Apa yang mereka serukan merupakan bentuk kritik atas rendahnya komitmen para politisi kita yang duduk di lembaga legislatif untuk menjalankan prinsip trias politica. Seruan ini juga mencerminkan kekecewaan yang mendalam terhadap proses politik yang seringkali lebih mengutamakan transaksi politik ketimbang kepentingan publik.

Pentingnya Peran Oposisi

Pernyataan bahwa dalam sistem politik di Indonesia tidak ada partai oposisi memang ada benarnya. Akan tetapi, bukan berarti peran oposisi tidak ada atau tidak diperlukan. Bagaimanapun, sistem politik yang demokratis menuntut adanya peran dan fungsi dari kekuatan “oposisi” di parlemen.

Karena sistem kita pada praktiknya terlanjur membentuk koalisi pemerintahan, lembaga legislatif yang kuat membutuhkan kekuatan partai di luar pemerintahan yang lebih getol menyoroti kelemahan dan kekurangan dari program atau kebijakan pemerintah.

Sejumlah partai non-pemerintah dengan kekuatan yang cukup diperlukan guna menjalankan peran ekstra dalam mengawasi dan menyediakan gagasan tandingan terhadap kebijakan pemerintah yang dianggap keliru.

Ketika partai-partai yang terafiliasi dengan pemerintah cenderung melunak, partai non-pemerintah menjadi saluran bagi suara kritis terhadap pemerintah untuk memastikan bahwa semua keputusan yang dibuat dapat dipertanggungjawabkan kepada publik.

Partai-partai ini relatif terbebas dari deal-deal politik dengan presiden, sehingga dapat memberikan pandangan kritis secara objektif dan mengambil sikap yang lebih berani dibandingkan partai yang sedang berkuasa.

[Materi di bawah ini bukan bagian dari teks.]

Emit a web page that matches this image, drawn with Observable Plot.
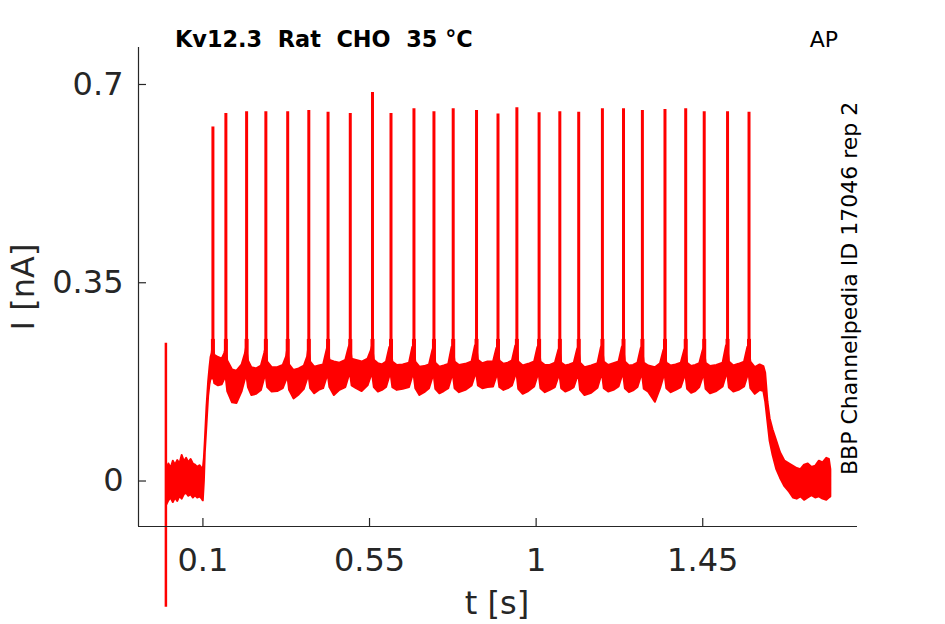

Namun di atas semua itu, kita menanti kesungguhan semua partai politik dalam membangun demokrasi yang substantif. Partai politik harus mau bekerja keras untuk mencapai kemaslahatan yang lebih besar dengan merevitalisasi peran check and balance di DPR. Mereka tidak boleh melonggarkan fungsi-fungsi legislatif karena mudah tergiur oleh insentif pemerintahan.

Menjadi partai non-pemerintah mungkin amat berat dijalani setiap partai. Akses mereka ke berbagai sumber daya negara mungkin sangatlah terbatas. Tetapi, mereka justru berkontribusi dalam membangun sistem demokrasi yang sehat.

Partai-partai ini dapat menginisiasi undang-undang yang mendukung kebijakan publik yang lebih inklusif dan adil, atau mereka bisa lebih aktif dalam komisi-komisi DPR untuk melakukan pengawasan yang lebih ketat atas kebijakan pemerintah. Mekanisme ini diperlukan guna memastikan bahwa setiap program dan kebijakan bermuara pada kepentingan publik, bukan hanya kepentingan elite.